Lori Berenson was just one of the many who suffered unjustly under Fujimori’s illegitimate anti-terrorism laws. Thousands of people were tried by hooded military tribunals, denied due process and wrongfully convicted in that period. While in prison, Berenson was subjected to abusive treatment, termed “cruel, inhumane and degrading” by several human rights organizations, but she noted that the physical and psychological abuses suffered by many others were much worse. As in Lori Berenson's case, thousands of people condemned under these illegal anti-terrorism laws were innocent of the charges or were given disproportionately high sentences and many have been brutally mistreated or tortured.

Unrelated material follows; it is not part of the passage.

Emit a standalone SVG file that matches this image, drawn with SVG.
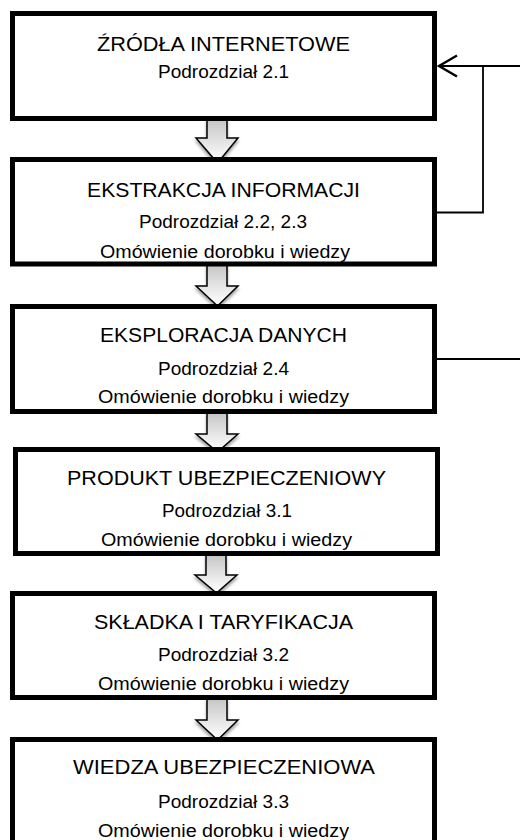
<svg xmlns="http://www.w3.org/2000/svg" width="520" height="840" viewBox="0 0 520 840">
  <defs>
    <linearGradient id="arrowFill" x1="0" y1="0" x2="0" y2="1">
      <stop offset="0" stop-color="#c4c4c4"/>
      <stop offset="0.55" stop-color="#e6e6e6"/>
      <stop offset="1" stop-color="#ffffff"/>
    </linearGradient>
    <filter id="shadow" x="-30%" y="-30%" width="160%" height="160%">
      <feGaussianBlur in="SourceAlpha" stdDeviation="1.5"/>
      <feOffset dx="0" dy="2.5" result="b"/>
      <feComponentTransfer><feFuncA type="linear" slope="0.35"/></feComponentTransfer>
      <feMerge><feMergeNode/><feMergeNode in="SourceGraphic"/></feMerge>
    </filter>
    <marker id="openArrow" markerUnits="userSpaceOnUse" markerWidth="24" markerHeight="26" refX="20" refY="12" orient="auto" viewBox="0 0 24 26">
      <path d="M2,1.5 L20,12 L2,22.5" fill="none" stroke="#000" stroke-width="2.4"/>
    </marker>
  </defs>
  <style>
    .box { fill: #ffffff; stroke: #000000; stroke-width: 5; }
    .title { font-family: "Liberation Sans", Arial, sans-serif; font-size: 20px; fill: #000; text-anchor: middle; }
    .sub { font-family: "Liberation Sans", Arial, sans-serif; font-size: 18px; fill: #000; text-anchor: middle; }
    .blk { fill: url(#arrowFill); stroke: #000; stroke-width: 1.5; stroke-linejoin: miter; filter: url(#shadow); }
    .conn { fill: none; stroke: #000; stroke-width: 1.8; }
  </style>
  <rect width="520" height="840" fill="#ffffff"/>

  <g id="flow-arrows">
    <polygon class="blk" points="207,119 227,119 227,138 238,138 217.5,163 196,138 207,138"/>
    <polygon class="blk" points="207,264 227,264 227,286 238,286 217.5,306 196,286 207,286"/>
    <polygon class="blk" points="207,412 227,412 227,434 238,434 217.5,452 196,434 207,434"/>
    <polygon class="blk" points="206,554 226,554 226,575 237,575 216.5,593 195,575 206,575"/>
    <polygon class="blk" points="207,698 227,698 227,720 238,720 217.5,740 196,720 207,720"/>
  </g>

  <g id="node-zrodla">
    <rect class="box" x="12.5" y="13.5" width="422" height="105"/>
    <text class="title" x="223.5" y="51" textLength="253" lengthAdjust="spacingAndGlyphs">ŹRÓDŁA INTERNETOWE</text>
    <text class="sub" x="223.5" y="78" textLength="131" lengthAdjust="spacingAndGlyphs">Podrozdział 2.1</text>
  </g>

  <g id="node-ekstrakcja">
    <rect class="box" x="12.5" y="159.5" width="422" height="104.5"/>
    <text class="title" x="223.5" y="197" textLength="273" lengthAdjust="spacingAndGlyphs">EKSTRAKCJA INFORMACJI</text>
    <text class="sub" x="223" y="228" textLength="168" lengthAdjust="spacingAndGlyphs">Podrozdział 2.2, 2.3</text>
    <text class="sub" x="225" y="258" textLength="250" lengthAdjust="spacingAndGlyphs">Omówienie dorobku i wiedzy</text>
  </g>

  <g id="node-eksploracja">
    <rect class="box" x="12.5" y="306.5" width="422" height="105"/>
    <text class="title" x="223.5" y="342" textLength="247" lengthAdjust="spacingAndGlyphs">EKSPLORACJA DANYCH</text>
    <text class="sub" x="223.5" y="375" textLength="131" lengthAdjust="spacingAndGlyphs">Podrozdział 2.4</text>
    <text class="sub" x="223.5" y="403" textLength="251" lengthAdjust="spacingAndGlyphs">Omówienie dorobku i wiedzy</text>
  </g>

  <g id="node-produkt">
    <rect class="box" x="15.5" y="449.5" width="422" height="104"/>
    <text class="title" x="226.5" y="485" textLength="319" lengthAdjust="spacingAndGlyphs">PRODUKT UBEZPIECZENIOWY</text>
    <text class="sub" x="227" y="517" textLength="130" lengthAdjust="spacingAndGlyphs">Podrozdział 3.1</text>
    <text class="sub" x="226.5" y="546" textLength="251" lengthAdjust="spacingAndGlyphs">Omówienie dorobku i wiedzy</text>
  </g>

  <g id="node-skladka">
    <rect class="box" x="12.5" y="593.5" width="422" height="104"/>
    <text class="title" x="223.5" y="629" textLength="259" lengthAdjust="spacingAndGlyphs">SKŁADKA I TARYFIKACJA</text>
    <text class="sub" x="223.5" y="661" textLength="131" lengthAdjust="spacingAndGlyphs">Podrozdział 3.2</text>
    <text class="sub" x="223.5" y="690" textLength="251" lengthAdjust="spacingAndGlyphs">Omówienie dorobku i wiedzy</text>
  </g>

  <g id="node-wiedza">
    <rect class="box" x="12.5" y="739.5" width="422" height="120"/>
    <text class="title" x="224" y="774" textLength="302" lengthAdjust="spacingAndGlyphs">WIEDZA UBEZPIECZENIOWA</text>
    <text class="sub" x="223.5" y="808" textLength="131" lengthAdjust="spacingAndGlyphs">Podrozdział 3.3</text>
    <text class="sub" x="223.5" y="837" textLength="251" lengthAdjust="spacingAndGlyphs">Omówienie dorobku i wiedzy</text>
  </g>

  <g id="connectors">
    <path class="conn" d="M437,212.5 H483 V66 H439" marker-end="url(#openArrow)"/>
    <path class="conn" d="M483,66 H520"/>
    <path class="conn" d="M437,359 H520"/>
  </g>
</svg>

In 2009, former Peruvian President Alberto Fujimori, the man who arrested and used Lori Berenson for his own political gains, was himself convicted for human rights abuses, massacres, kidnapping, embezzlement, bribery and tapping the phones of journalists, business people and opposition politicians. He was given a 25-year sentence for the many abuses committed during his presidency. Fujimori’s closest accomplice, former head of the feared National Intelligence Service Vladimiro Montesinos, is also now imprisoned at the Callao maximum-security prison naval base (which was built under his orders during the 1990s) on charges ranging from drug trafficking to murder. Fujimori’s convictions and the lengthy series of court cases in which Montesinos is being tried makes clear the scale of state repression, murder and corruption carried out by Fujimori’s government while he was in power in Peru.